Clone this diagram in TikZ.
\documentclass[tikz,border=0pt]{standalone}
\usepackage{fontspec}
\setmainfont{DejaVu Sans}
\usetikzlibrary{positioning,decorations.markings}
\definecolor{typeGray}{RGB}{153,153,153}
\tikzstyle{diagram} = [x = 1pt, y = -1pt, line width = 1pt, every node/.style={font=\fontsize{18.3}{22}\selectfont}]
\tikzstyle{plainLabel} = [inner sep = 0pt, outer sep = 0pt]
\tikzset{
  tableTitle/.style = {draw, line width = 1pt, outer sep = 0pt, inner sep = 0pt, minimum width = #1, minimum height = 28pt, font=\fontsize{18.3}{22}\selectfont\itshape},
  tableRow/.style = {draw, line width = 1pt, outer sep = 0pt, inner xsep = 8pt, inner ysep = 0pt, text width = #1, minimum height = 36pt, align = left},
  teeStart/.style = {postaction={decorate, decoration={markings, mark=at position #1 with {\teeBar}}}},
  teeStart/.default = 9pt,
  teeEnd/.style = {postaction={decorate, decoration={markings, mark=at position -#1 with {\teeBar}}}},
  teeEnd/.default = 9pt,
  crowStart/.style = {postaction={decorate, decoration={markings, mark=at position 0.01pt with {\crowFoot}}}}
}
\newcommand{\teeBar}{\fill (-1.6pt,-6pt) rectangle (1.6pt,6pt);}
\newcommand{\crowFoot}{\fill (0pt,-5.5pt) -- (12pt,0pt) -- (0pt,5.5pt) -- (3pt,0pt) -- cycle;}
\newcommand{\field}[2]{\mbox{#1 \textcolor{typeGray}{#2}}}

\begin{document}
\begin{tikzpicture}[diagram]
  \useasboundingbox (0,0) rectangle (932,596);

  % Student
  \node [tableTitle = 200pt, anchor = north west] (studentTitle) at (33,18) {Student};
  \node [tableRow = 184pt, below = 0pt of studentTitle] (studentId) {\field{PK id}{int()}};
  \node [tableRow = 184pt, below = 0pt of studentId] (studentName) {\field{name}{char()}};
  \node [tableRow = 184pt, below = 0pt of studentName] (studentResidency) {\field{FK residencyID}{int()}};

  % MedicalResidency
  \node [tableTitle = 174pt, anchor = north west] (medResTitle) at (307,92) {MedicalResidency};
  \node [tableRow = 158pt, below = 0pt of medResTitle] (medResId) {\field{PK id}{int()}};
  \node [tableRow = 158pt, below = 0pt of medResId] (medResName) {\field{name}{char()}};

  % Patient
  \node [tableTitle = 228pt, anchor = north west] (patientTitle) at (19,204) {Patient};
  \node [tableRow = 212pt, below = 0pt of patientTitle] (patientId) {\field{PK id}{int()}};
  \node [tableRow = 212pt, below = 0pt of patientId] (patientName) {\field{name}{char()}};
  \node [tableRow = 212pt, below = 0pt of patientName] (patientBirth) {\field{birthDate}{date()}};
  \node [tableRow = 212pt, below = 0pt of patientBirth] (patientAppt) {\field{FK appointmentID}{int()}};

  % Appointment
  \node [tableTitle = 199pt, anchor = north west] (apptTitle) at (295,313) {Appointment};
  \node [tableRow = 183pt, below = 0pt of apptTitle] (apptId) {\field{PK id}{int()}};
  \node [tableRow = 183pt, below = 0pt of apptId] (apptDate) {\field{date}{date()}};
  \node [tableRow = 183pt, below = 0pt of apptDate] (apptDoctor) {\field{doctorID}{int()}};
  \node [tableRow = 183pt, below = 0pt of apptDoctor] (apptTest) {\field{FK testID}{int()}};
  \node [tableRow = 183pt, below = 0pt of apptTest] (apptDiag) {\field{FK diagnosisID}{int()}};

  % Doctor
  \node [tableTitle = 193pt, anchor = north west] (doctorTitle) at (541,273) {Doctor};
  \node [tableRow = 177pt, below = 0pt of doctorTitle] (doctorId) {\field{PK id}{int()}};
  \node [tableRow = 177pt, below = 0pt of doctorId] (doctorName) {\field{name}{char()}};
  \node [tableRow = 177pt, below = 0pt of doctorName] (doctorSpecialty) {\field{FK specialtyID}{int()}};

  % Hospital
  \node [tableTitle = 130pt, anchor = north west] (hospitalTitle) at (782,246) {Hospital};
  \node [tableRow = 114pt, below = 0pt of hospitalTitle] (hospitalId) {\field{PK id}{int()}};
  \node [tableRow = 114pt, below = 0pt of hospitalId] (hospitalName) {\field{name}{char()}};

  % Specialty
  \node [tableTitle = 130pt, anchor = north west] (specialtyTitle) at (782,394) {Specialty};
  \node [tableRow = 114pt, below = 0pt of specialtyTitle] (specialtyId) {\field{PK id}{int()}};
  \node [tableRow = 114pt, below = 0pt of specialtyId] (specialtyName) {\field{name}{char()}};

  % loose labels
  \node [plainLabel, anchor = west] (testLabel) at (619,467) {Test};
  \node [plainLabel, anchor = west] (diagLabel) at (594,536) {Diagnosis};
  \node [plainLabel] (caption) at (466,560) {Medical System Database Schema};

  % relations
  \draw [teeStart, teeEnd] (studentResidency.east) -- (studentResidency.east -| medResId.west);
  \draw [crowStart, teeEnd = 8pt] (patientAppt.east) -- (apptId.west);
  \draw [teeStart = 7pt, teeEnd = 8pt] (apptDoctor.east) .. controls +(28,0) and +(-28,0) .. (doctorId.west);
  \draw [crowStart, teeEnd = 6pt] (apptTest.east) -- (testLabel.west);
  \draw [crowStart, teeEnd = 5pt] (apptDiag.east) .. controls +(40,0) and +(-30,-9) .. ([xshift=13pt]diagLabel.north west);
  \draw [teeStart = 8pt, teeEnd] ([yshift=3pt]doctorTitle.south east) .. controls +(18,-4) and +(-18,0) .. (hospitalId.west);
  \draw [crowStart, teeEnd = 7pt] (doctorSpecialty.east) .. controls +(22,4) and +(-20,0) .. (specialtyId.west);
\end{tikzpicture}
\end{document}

:::::

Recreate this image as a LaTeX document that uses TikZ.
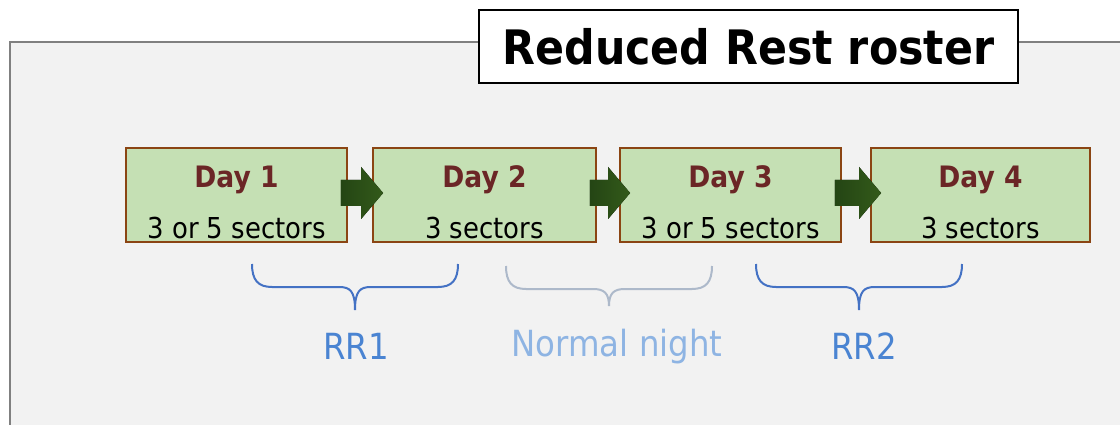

:::::

_WORK TO DO_:
Pick out the lines that include the word "diagram" and write them out.

_WRITTEN REPLY_:
Clone this diagram in TikZ.
\tikzstyle{diagram} = [x = 1pt, y = -1pt, line width = 1pt, every node/.style={font=\fontsize{18.3}{22}\selectfont}]
\begin{tikzpicture}[diagram]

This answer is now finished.